I got an update from Exigen Services recently on their OpenL Tablets business rules product. Exigen Services is a global IT company focused on core systems transformations and management consulting.
I got an update from Exigen Services recently on their OpenL Tablets business rules product. Exigen Services is a global IT company focused on core systems transformations and management consulting. They have 10 delivery centers around the world and about 1,500 professionals. They work in most industries with a focus on insurance, financial services, pharma, telecom and media. Almost all their insurance customers use their OpenL Tablets business rules management system. Sample use cases for OpenL Tablets include such classic business rules solution areas as eligibility and premium calculation, loan scoring and fraud detection, message routing etc. The Exigen companies ecosystem also contains companies like Exigen Insurance Solutions that use OpenL Tablets as part of their solutions for insurance.
OpenL Tablets is an open source business rules management system that Exigen has been developing since 2004. It has the usual components – a rule engine, rule repository, web-based rule editing and management environment and a web services deployment front end. They also have a constraint engine (Constrainer) and a mapping framework (Mapper) for integration. The focus of OpenL Tablets is on allowing business analysts to create and manage business rules independently from a technical team. As such they support both web editing and an Excel format.
A variety of rule tables are supported – rule sheets, lookup tables, cross-reference decision tables and tables designed to represent decision trees (though these are a little awkward obviously as they are in a table). Documentation and more advanced formulae can be embedded in these tables using business expressions (however, Java 5 syntax can be also used by default). Human-readable versions of data elements defined in the domain model and any vocabulary are used in the rules for clarity. The overall flow of a decision is sequential and managed by tables themselves using nested calls to other tables. Algorithm tables can include loops and other programming constructs and other tables are used to manage the domain model as well as to define a vocabulary (allowed values for instance) and test data.
Rules are loaded up into the web environment from Excel – most customers will do initial rules development in Excel, then do a mix of online and Excel-based editing. Once in the web-based environment rules can be tested using test data, edited in the web environment or re-opened in Excel. Changes to the rules in the web editor are made directly to the Excel files and the file can be opened again to show all the changes as well as original documentation, layout etc.
Tables in the web editor can be set up to prevent overlaps or gaps in conditions and properties. Test cases can be defined and run online and test results are displayed showing which tests passed or failed. The decision tables involved can be accessed directly from the test results and each test can be traced using the logging features. Similarly compile or data errors are displayed inline and can be used to navigate directly to the table with an error.

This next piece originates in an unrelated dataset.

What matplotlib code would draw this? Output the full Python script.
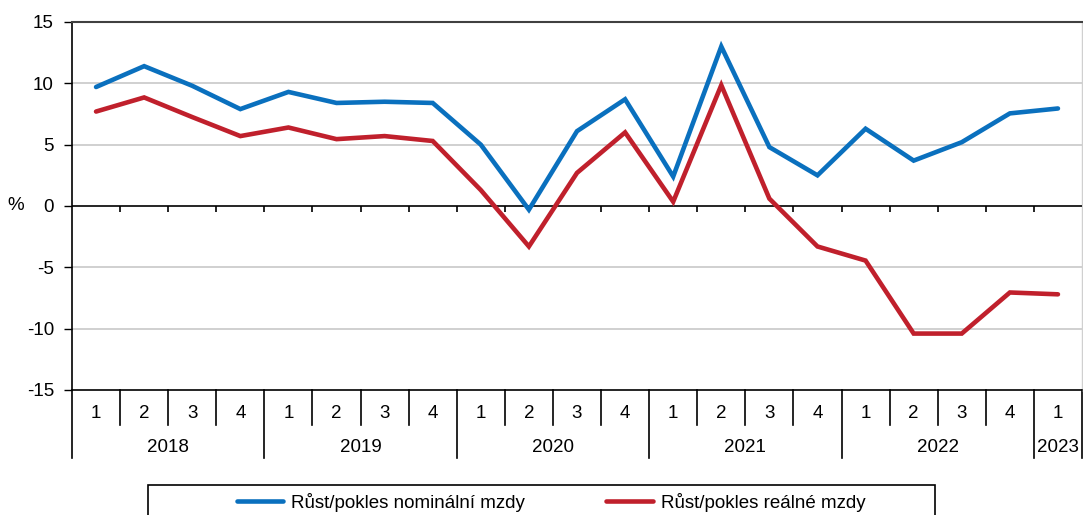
import matplotlib.pyplot as plt
from matplotlib.patches import Rectangle

plt.rcParams['font.family'] = ['Liberation Sans', 'DejaVu Sans']
plt.rcParams['axes.unicode_minus'] = False

years = ["2018", "2019", "2020", "2021", "2022", "2023"]
quarters_per_year = [4, 4, 4, 4, 4, 1]
quarter_labels = ["1", "2", "3", "4"] * 5 + ["1"]

nominal = [9.7, 11.4, 9.8, 7.9, 9.3, 8.4, 8.5, 8.4,
           5.0, -0.3, 6.1, 8.7, 2.4, 13.0, 4.8, 2.5,
           6.3, 3.7, 5.2, 7.55, 7.95]
real = [7.7, 8.85, 7.25, 5.7, 6.4, 5.45, 5.7, 5.3,
        1.3, -3.3, 2.7, 6.0, 0.35, 9.85, 0.6, -3.3,
        -4.45, -10.4, -10.4, -7.05, -7.2]

FS = 13.5
W, H = 1083, 515
fig = plt.figure(figsize=(W / 100, H / 100), dpi=100)
ax = fig.add_axes([72 / W, 1 - 390 / H, 1010 / W, 368 / H])

n = len(nominal)
x = [i + 0.5 for i in range(n)]

ax.plot(x, nominal, color="#0a70be", lw=3.3, solid_capstyle="round",
        solid_joinstyle="miter", label="Růst/pokles nominální mzdy", zorder=4)
ax.plot(x, real, color="#c0202c", lw=3.3, solid_capstyle="round",
        solid_joinstyle="miter", label="Růst/pokles reálné mzdy", zorder=4)

ax.set_xlim(0, n)
ax.set_ylim(-15, 15)
ax.set_yticks(range(-15, 16, 5))
ax.tick_params(axis="y", direction="out", length=6, width=1, labelsize=FS,
               colors="black", pad=7)
ax.set_xticks([])

for v in [-10, -5, 5, 10]:
    ax.axhline(v, color="#c8c8c8", lw=1.2, zorder=1)
ax.axhline(0, color="black", lw=1.2, zorder=3)

for s in ["left", "bottom"]:
    ax.spines[s].set_color("black")
    ax.spines[s].set_linewidth(1.2)
ax.spines["top"].set_color("#404040")
ax.spines["top"].set_linewidth(1.5)
ax.spines["right"].set_color("#d0d0d0")
ax.spines["right"].set_linewidth(1)

# small ticks on the zero line
ax.vlines(range(1, n), -0.5, 0, color="black", lw=1.2, zorder=3)

# category axis below the plot
tr = ax.get_xaxis_transform()
year_bounds = [0]
for q in quarters_per_year:
    year_bounds.append(year_bounds[-1] + q)
for b in range(0, n + 1):
    if b in year_bounds:
        ax.plot([b, b], [0, -0.185], transform=tr, color="black", lw=1.2, clip_on=False)
    else:
        ax.plot([b, b], [0, -0.095], transform=tr, color="black", lw=1.2, clip_on=False)

for i, lab in enumerate(quarter_labels):
    ax.text(i + 0.5, -0.063, lab, transform=tr, ha="center", va="center", fontsize=FS)

for j, yr in enumerate(years):
    mid = (year_bounds[j] + year_bounds[j + 1]) / 2
    ax.text(mid, -0.156, yr, transform=tr, ha="center", va="center", fontsize=FS)

fig.text(16 / W, 1 - 205 / H, "%", ha="center", va="center", fontsize=FS)

# legend
fig.patches.append(Rectangle((148 / W, -0.05), 787 / W, 1 - 485 / H + 0.05,
                             transform=fig.transFigure, fill=False,
                             edgecolor="black", lw=1.2))
fig.legend(loc="center", bbox_to_anchor=(551 / W, 1 - 502 / H), ncol=2,
           frameon=False, fontsize=FS, handlelength=2.5, handletextpad=0.43,
           columnspacing=4.3)

fig.savefig("out.png", dpi=100)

The web-based environment supports undo/revert, access to versioning/source code control, check-in/check-out, visualization of changes made, effective dates etc. The online environment supports deep linking to a specific table and the web editor can be embedded in other environments as a separate component.
Logging of rules fired is supported and changes can be applied to a running system. Deployment can be to a company’s own servers or to Exigen SaaS servers as REST or other services.
Future features include internationalization, database lookup for vocabulary and values, ACL security for access control and improvement in rule execution logs (specifically better access to them, replay and more details) plus support for Google Spreadsheets and Excel Live365.